The code below uses sklearns [logistic regression](https://scikit-learn.org/stable/modules/generated/sklearn.linear_model.LogisticRegression.html) implementation with ridge penalisation. Every feature in the dataset has been used as a predictor variable (with the exception of the class labels). For each of the 10 train/test splits, this code trains the model and generates predictions from the test set. These predictions are recorded in `testing_predictions` for later analysis.

In [None]:
# WARNING! Slow code cell ahead.

predicted_label_sets = []

for training_indices, testing_indices in train_test_splits:
    training_data = connection_events.iloc[training_indices]
    training_labels = connection_labels.iloc[training_indices]
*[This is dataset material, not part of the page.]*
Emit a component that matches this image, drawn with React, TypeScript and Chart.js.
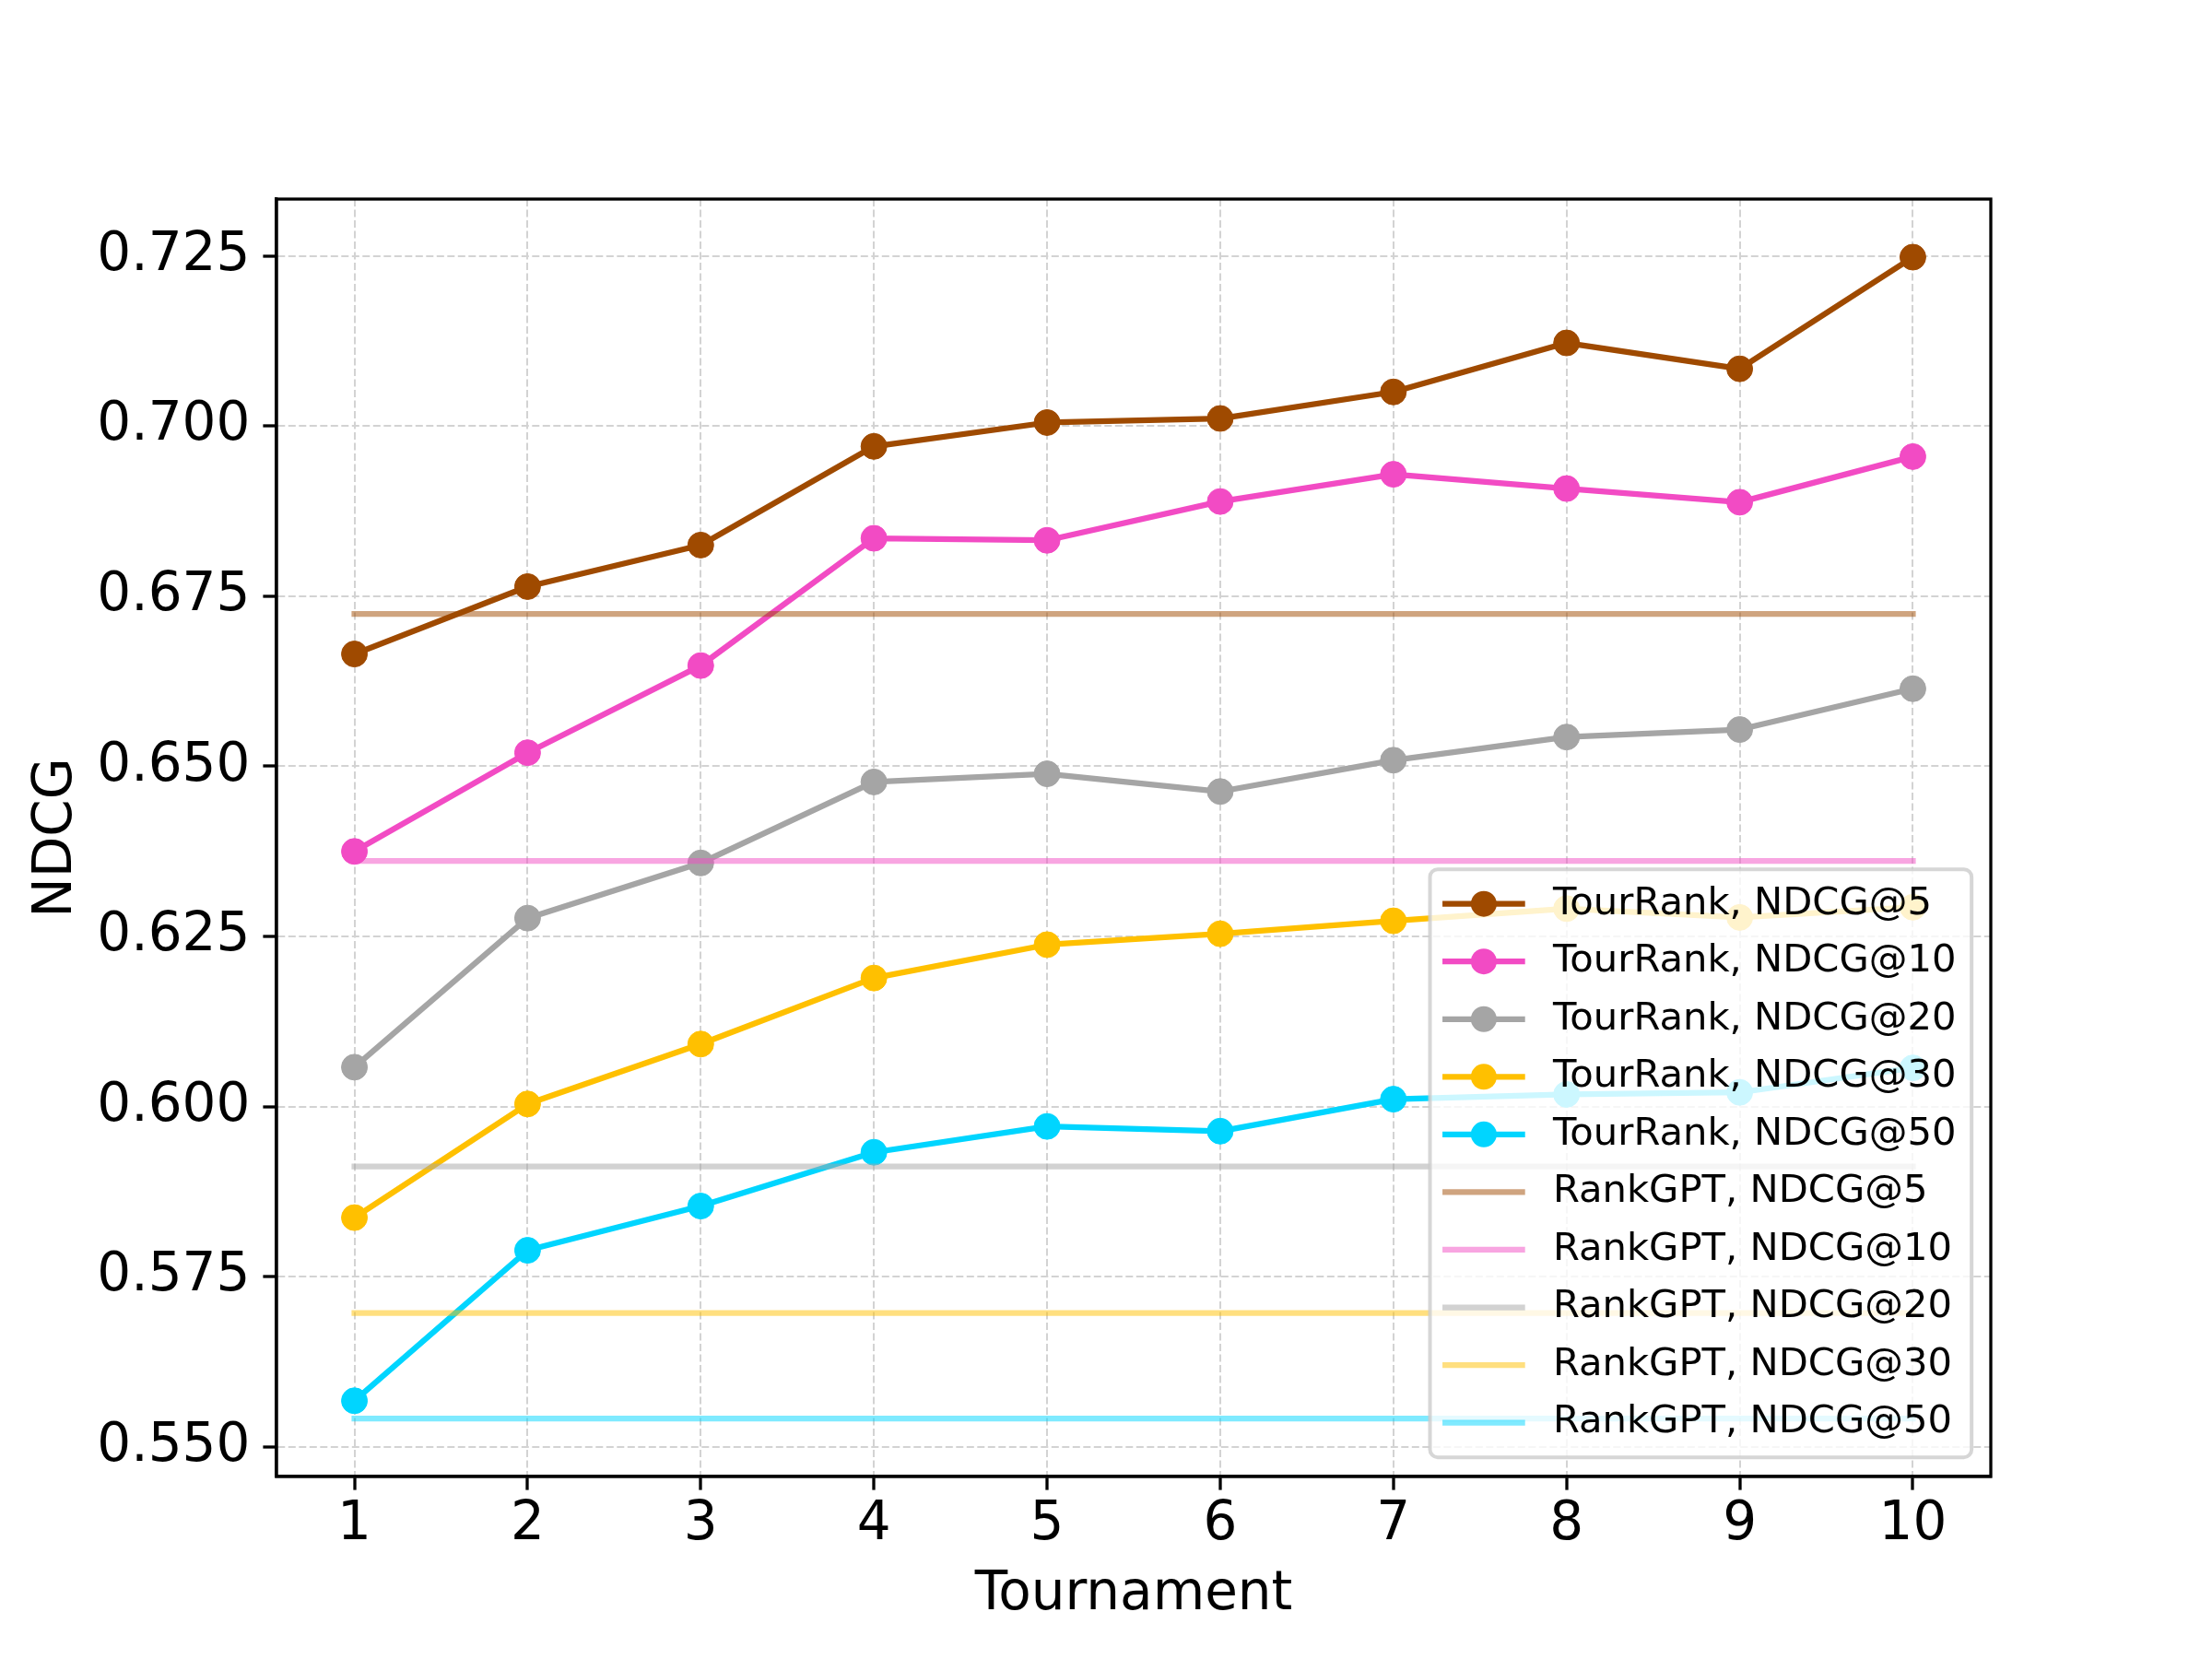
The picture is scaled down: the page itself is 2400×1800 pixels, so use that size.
import { useEffect, useRef } from 'react';
import { Chart, registerables } from 'chart.js';
import type { Plugin } from 'chart.js';

Chart.register(...registerables);

// x values (tournament rounds) and tick labels
const tournaments = [1, 2, 3, 4, 5, 6, 7, 8, 9, 10];
const yTicks = [0.55, 0.575, 0.6, 0.625, 0.65, 0.675, 0.7, 0.725];

// TourRank NDCG per tournament count
const tourRankLabels = [
   'TourRank, NDCG@5',
   'TourRank, NDCG@10',
   'TourRank, NDCG@20',
   'TourRank, NDCG@30',
   'TourRank, NDCG@50',
];
const tourRank5 = [0.6665, 0.6764, 0.6825, 0.697, 0.7005, 0.7011, 0.705, 0.7122, 0.7084, 0.7248];
const tourRank10 = [0.6375, 0.652, 0.6648, 0.6835, 0.6832, 0.6889, 0.6929, 0.6908, 0.6888, 0.6955];
const tourRank20 = [0.6058, 0.6277, 0.6358, 0.6477, 0.6489, 0.6463, 0.6509, 0.6543, 0.6554, 0.6614];
const tourRank30 = [0.5837, 0.6004, 0.6092, 0.6189, 0.6238, 0.6254, 0.6273, 0.6291, 0.6278, 0.6293];
const tourRank50 = [0.5568, 0.5789, 0.5854, 0.5933, 0.5971, 0.5964, 0.6011, 0.6018, 0.6021, 0.6057];

// RankGPT baselines (flat)
const rankGptLabels = [
   'RankGPT, NDCG@5',
   'RankGPT, NDCG@10',
   'RankGPT, NDCG@20',
   'RankGPT, NDCG@30',
   'RankGPT, NDCG@50',
];
const rankGptScores = [0.6724, 0.6361, 0.5912, 0.5697, 0.5542];

const colors = ['#9f4a00', '#f24bc4', '#a5a5a5', '#ffc000', '#00d5ff'];
const faded = [
   'rgba(159, 74, 0, 0.5)',
   'rgba(242, 75, 196, 0.5)',
   'rgba(165, 165, 165, 0.5)',
   'rgba(255, 192, 0, 0.5)',
   'rgba(0, 213, 255, 0.5)',
];

const FONT = '"DejaVu Sans", sans-serif';
const AXIS_FONT = 58;
const LEGEND_FONT = 41.7;
const LINE_W = 6.25;

// matplotlib-style 5% margins
function margins(values: number[]) {
   const lo = Math.min(...values);
   const hi = Math.max(...values);
   const m = (hi - lo) * 0.05;
   return { min: lo - m, max: hi + m };
}

const frame: Plugin<'line'> = {
   id: 'frame',
   afterDatasetsDraw(chart) {
      const { ctx, chartArea: a } = chart;
      ctx.save();
      ctx.strokeStyle = '#000';
      ctx.lineWidth = 3.3;
      ctx.strokeRect(a.left, a.top, a.right - a.left, a.bottom - a.top);
      ctx.restore();
   },
};

const boxLegend: Plugin<'line'> = {
   id: 'boxLegend',
   afterDraw(chart) {
      const { ctx, chartArea } = chart;
      const fs = LEGEND_FONT;
      const pad = 0.4 * fs;
      const axPad = 0.5 * fs;
      const handleLen = 2 * fs;
      const textPad = 0.8 * fs;
      const spacing = 0.5 * fs;
      const rowH = fs;

      ctx.save();
      ctx.font = `${fs}px ${FONT}`;
      const items = chart.data.datasets.map((d: any) => ({
         label: d.label as string,
         color: d.borderColor as string,
         width: d.borderWidth as number,
         radius: d.pointRadius as number,
      }));
      const textW = Math.max(...items.map((i) => ctx.measureText(i.label).width));
      const w = pad * 2 + handleLen + textPad + textW;
      const h = pad * 2 + items.length * rowH + (items.length - 1) * spacing;
      const x = chartArea.right - axPad - w;
      const y = chartArea.bottom - axPad - h;

      ctx.beginPath();
      ctx.roundRect(x, y, w, h, 0.2 * fs);
      ctx.fillStyle = 'rgba(255, 255, 255, 0.8)';
      ctx.fill();
      ctx.lineWidth = 4;
      ctx.strokeStyle = 'rgba(204, 204, 204, 0.8)';
      ctx.stroke();

      items.forEach((it, i) => {
         const cy = y + pad + rowH / 2 + i * (rowH + spacing);
         const hx = x + pad;
         ctx.strokeStyle = it.color;
         ctx.lineWidth = it.width;
         ctx.lineCap = 'square';
         ctx.beginPath();
         ctx.moveTo(hx, cy);
         ctx.lineTo(hx + handleLen, cy);
         ctx.stroke();
         if (it.radius > 0) {
            ctx.fillStyle = it.color;
            ctx.beginPath();
            ctx.arc(hx + handleLen / 2, cy, it.radius, 0, Math.PI * 2);
            ctx.fill();
         }
         ctx.fillStyle = '#000';
         ctx.textAlign = 'left';
         ctx.textBaseline = 'middle';
         ctx.fillText(it.label, hx + handleLen + textPad, cy);
      });
      ctx.restore();
   },
};

export default function App() {
   const canvasRef = useRef<HTMLCanvasElement>(null);
   const chartRef = useRef<Chart | null>(null);

   useEffect(() => {
      document.body.style.margin = '0';
      if (!canvasRef.current) return;
      if (chartRef.current) chartRef.current.destroy();

      const tourSeries = [tourRank5, tourRank10, tourRank20, tourRank30, tourRank50];
      const total = tourSeries.length + rankGptScores.length;

      const tourSets = tourSeries.map((vals, i) => ({
         label: tourRankLabels[i],
         data: tournaments.map((t, j) => ({ x: t, y: vals[j] })),
         borderColor: colors[i],
         backgroundColor: colors[i],
         borderWidth: LINE_W,
         pointRadius: 14,
         pointBorderWidth: 1,
         pointBorderColor: colors[i],
         pointBackgroundColor: colors[i],
         borderCapStyle: 'square' as const,
         borderJoinStyle: 'round' as const,
         order: total - i,
      }));
      const gptSets = rankGptScores.map((v, i) => ({
         label: rankGptLabels[i],
         data: tournaments.map((t) => ({ x: t, y: v })),
         borderColor: faded[i],
         backgroundColor: faded[i],
         borderWidth: LINE_W,
         pointRadius: 0,
         pointHoverRadius: 0,
         borderCapStyle: 'square' as const,
         order: total - tourSeries.length - i,
      }));

      const yRange = margins([...tourSeries.flat(), ...rankGptScores]);
      const xRange = margins(tournaments);

      Chart.defaults.font.family = FONT;
      Chart.defaults.color = '#000';

      chartRef.current = new Chart(canvasRef.current, {
         type: 'line',
         data: { datasets: [...tourSets, ...gptSets] },
         options: {
            responsive: false,
            devicePixelRatio: 1,
            animation: false,
            layout: { padding: { top: 216, right: 240, left: 0, bottom: 0 } },
            plugins: {
               legend: { display: false },
               tooltip: { enabled: false },
            },
            scales: {
               x: {
                  type: 'linear',
                  min: xRange.min,
                  max: xRange.max,
                  afterBuildTicks: (scale) => {
                     scale.ticks = tournaments.map((v) => ({ value: v }));
                  },
                  afterFit: (scale) => {
                     scale.height = 198;
                  },
                  ticks: {
                     font: { size: AXIS_FONT },
                     color: '#000',
                     padding: 4,
                     maxRotation: 0,
                     callback: (v) => String(v),
                  },
                  grid: {
                     color: '#d3d3d3',
                     lineWidth: 2,
                     tickColor: '#000',
                     tickWidth: 3.3,
                     tickLength: 14.6,
                  },
                  border: { display: true, color: '#000', width: 3.3, dash: [8, 3.5] },
                  title: {
                     display: true,
                     text: 'Tournament',
                     font: { size: AXIS_FONT },
                     color: '#000',
                     padding: { top: 0, bottom: 34 },
                  },
               },
               y: {
                  type: 'linear',
                  min: yRange.min,
                  max: yRange.max,
                  afterBuildTicks: (scale) => {
                     scale.ticks = yTicks.map((v) => ({ value: v }));
                  },
                  afterFit: (scale) => {
                     scale.width = 300;
                     scale.paddingTop = 0;
                     scale.paddingBottom = 0;
                  },
                  ticks: {
                     font: { size: AXIS_FONT },
                     color: '#000',
                     padding: 14,
                     callback: (v) => Number(v).toFixed(3),
                  },
                  grid: {
                     color: '#d3d3d3',
                     lineWidth: 2,
                     tickColor: '#000',
                     tickWidth: 3.3,
                     tickLength: 14.6,
                  },
                  border: { display: true, color: '#000', width: 3.3, dash: [8, 3.5] },
                  title: {
                     display: true,
                     text: 'NDCG',
                     font: { size: AXIS_FONT },
                     color: '#000',
                     padding: { top: 27, bottom: 0 },
                  },
               },
            },
         },
         plugins: [frame, boxLegend],
      });

      return () => {
         if (chartRef.current) {
            chartRef.current.destroy();
            chartRef.current = null;
         }
      };
   }, []);

   return (
      <div style={{ width: 2400, height: 1800, background: '#fff' }}>
         <canvas ref={canvasRef} width={2400} height={1800} style={{ width: 2400, height: 1800 }} />
      </div>
   );
}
    logistic_regression = linear_model.LogisticRegression(penalty='l2')
    logistic_regression.fit(training_data, training_labels)
    
    testing_data = connection_events.iloc[testing_indices]
    predicted_labels = logistic_regression.predict(testing_data)
    
    predicted_label_sets.append(predicted_labels)

As a brief summary of the models performance, the code below computes a confusion matrix for each of the 10-folds. It then sums the confusion matrices element-wise to create a summary of the results:

In [None]:
testing_label_sets = [connection_labels.iloc[testing_indexes].connection_label for training_indexes, testing_indexes in train_test_splits]

In [None]:
confusion_matrixes = [
    metrics.confusion_matrix(testing_labels, predicted_labels)
    for testing_labels, predicted_labels
    in zip(testing_label_sets, predicted_label_sets)
]

In [None]:
summary_confusion_matrix = sum(confusion_matrixes)
summary_confusion_matrix = pandas.DataFrame(
    data=summary_confusion_matrix, 
    index=['True Normal', 'True Bad'], 
    columns=['Predicted Normal', 'Predicted Bad'],
)

summary_confusion_figure, summary_confusion_axes = matplotlib.pyplot.subplots()
summary_confusion_figure.set_size_inches(10, 8)
summary_confusion_axes.set_title(
    'Confusion matrix showing the predicted vs. true \n'
    'class of "normal" and "bad" network connections.'
    '\n\n'  # hack to avoid overlap with x-axis labels below
)
summary_confusion_axes.xaxis.tick_top()  # move x-axis labels to top of matrix
_ = seaborn.heatmap(
    summary_confusion_matrix,
    annot=True,
    fmt="d",
    cmap=seaborn.color_palette("Blues"),
    vmin=0,
    ax=summary_confusion_axes,
)

The above confusion matrix will be input into the main report for further evaluation, and comparison with out other models.

###### References

[1]: Hettich, S. and Bay, S. D. (1999). The UCI KDD Archive [http://kdd.ics.uci.edu]. Irvine, CA: University of California, Department of Information and Computer Science.

[2]: Scikit-learn: Machine Learning in Python, Pedregosa et al., JMLR 12, pp. 2825-2830, 2011.

[3]: Practical Statistics for Data Science, 1st ed., by Peter Bruce and Andrew Bruce (O’Reilly Media, 2017).

[4]: Principal Component Analysis (PCA) for Feature Selection and some of its Pitfalls, http://jotterbach.github.io/2016/03/24/Principal_Component_Analysis/

[5]: Liu, Huan, and Lei Yu. "Toward integrating feature selection algorithms for classification and clustering." IEEE Transactions on knowledge and data engineering 17.4 (2005): 491-502. https://doi.org/10.1109/TKDE.2005.66

[6]: BST 764: Applied Statistical Modelling, https://web.as.uky.edu/statistics/users/pbreheny/764-F11/notes/8-30.pdf

[7]: Penalized logistic regression with rare events: Preliminary Results, p12 http://prema.mf.uni-lj.si/files/PREMAPreliminary_Lara_AS2015_f98.pdf.

[8]: Data Science Toolbox, Daniel Lawson, 05-LatentStructuresPCA_01.pdf.